By using the Green formula, we get the following equality from the equation

$\displaystyle\int_{{\mathbb{R}^3}} {{u_{tt}}(x,t)dx} = \int_{{\mathbb{R}^3}} {\Delta u(x,t)dx} = 0$.

Therefore, we have

$\displaystyle\frac{d}{{dt}}\int_{{\mathbb{R}^3}} {{u_t}(x,t)dx} = 0$,

and

$\displaystyle\int_{{\mathbb{R}^3}} {{u_t}(x,t)dx} = \int_{{\mathbb{R}^3}} {g(x)dx}$,

and

$\displaystyle\int_{{\mathbb{R}^3}} {u(x,t)dx} = \int_{{\mathbb{R}^3}} {f(x)dx} + t\int_{{\mathbb{R}^3}} {g(x)dx}$

by the initial conditions. In the other side, by Cauchy inequality, it follows that

$\displaystyle\begin{gathered} \int_{{\mathbb{R}^3}} {u(x,t)dx} \leqslant {\left( {\int_{{\mathbb{R}^3}} {u{{(x,t)}^2}dx} } \right)^{\frac{1}{2}}}{\left( {\int_{t - R < |x| < t + R} {dx} } \right)^{\frac{1}{2}}} \hfill \\ \qquad= {\left( {\frac{8}{3}\pi R} \right)^{\frac{1}{2}}}{\left( {3{t^2} + {R^2}} \right)^{\frac{1}{2}}}{\left( {\int_{{\mathbb{R}^3}} {u{{(x,t)}^2}dx} } \right)^{\frac{1}{2}}} \hfill \\ \end{gathered}$

for any $t>R$. This is a contradiction provided that

$\displaystyle\int_{{\mathbb{R}^3}} {g(x)dx} \ne 0$.

We now try to find the limit

$\displaystyle\mathop {\lim }\limits_{t \to \infty } \int_{\mathbb R^3} {u{{(x,t)}^2}dx}$

in general case. For simplicity, we assume $f \equiv 0$. We will show that there exists a non-negative constant $c$ such that

$\displaystyle\mathop {\lim }\limits_{t \to \infty } \int_{\mathbb R^3} {u{{(x,t)}^2}dx} = c$.

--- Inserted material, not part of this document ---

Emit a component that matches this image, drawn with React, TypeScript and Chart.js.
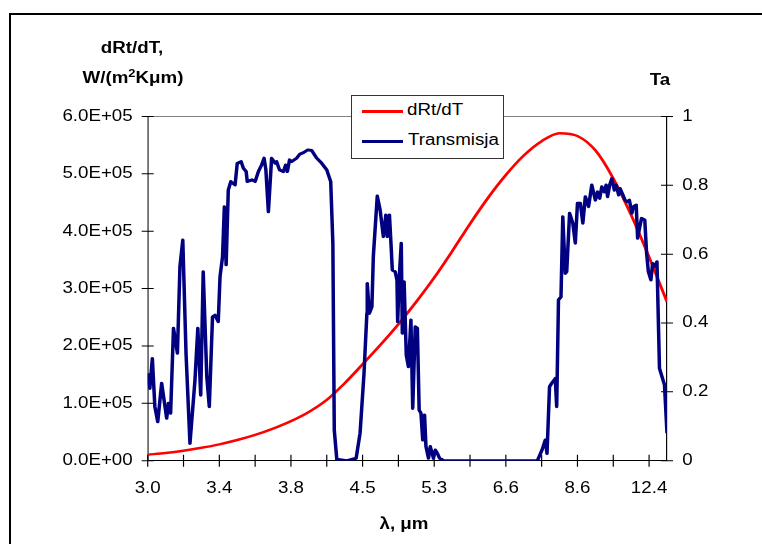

Proof. Let $\widehat u$ denote the Fourier transform of $u$ with respect to the variable $x$. By taking the Fourier transform of the wave equation and the initial conditions we can get

$\displaystyle\widehat u(\xi ) = \frac{{\left| {\widehat g(\xi )} \right|}}{{\left| \xi \right|}}\sin (\left| \xi \right|t)$.

Therefore

$\displaystyle\begin{gathered} \int_{{\mathbb{R}^3}} {u{{(x,t)}^2}dx} = \frac{1}{{{{(2\pi )}^3}}}\int_{{\mathbb{R}^3}} {\widehat u{{(\xi ,t)}^2}d\xi } \hfill \\ \qquad= \frac{1}{{{{(2\pi )}^3}}}\int_{{\mathbb{R}^3}} {|\widehat g(\xi ){|^2}\frac{{{{\sin }^2}(\left| \xi \right|t)}}{{{{\left| \xi \right|}^2}}}d\xi } \hfill \\ \qquad= \frac{1}{{2{{(2\pi )}^3}}}\int_{{\mathbb{R}^3}} {{{\left| \xi \right|}^{ - 2}}|\widehat g(\xi ){|^2}d\xi } - \frac{1}{{2{{(2\pi )}^3}}}\int_{{\mathbb{R}^3}} {{{\left| \xi \right|}^{ - 2}}|\widehat g(\xi ){|^2}\cos (2\left| \xi \right|t)d\xi } . \hfill \\ \end{gathered}$

Noting

$\displaystyle {\left| \xi \right|^{ - 2}}|\widehat g(\xi ){|^2} \in {L^1}({\mathbb{R}^3})$

we have

$\displaystyle\mathop {\lim }\limits_{t \to \infty } \frac{1}{{2{{(2\pi )}^3}}}\int_{{\mathbb{R}^3}} {{{\left| \xi \right|}^{ - 2}}|\widehat g (\xi ){|^2}\cos (2\left| \xi \right|t)d\xi } = 0$.

We then get

$\displaystyle\mathop {\lim }\limits_{t \to \infty } \int_{{\mathbb{R}^3}} {u{{(x,t)}^2}dx} = \underbrace {\frac{1}{{2{{(2\pi )}^3}}}\int_{{\mathbb{R}^3}} {{{\left| \xi \right|}^{ - 2}}|\widehat g (\xi )|^2d\xi } }_c$.

Note that this constant $c$ is positive if $g \not\equiv 0$.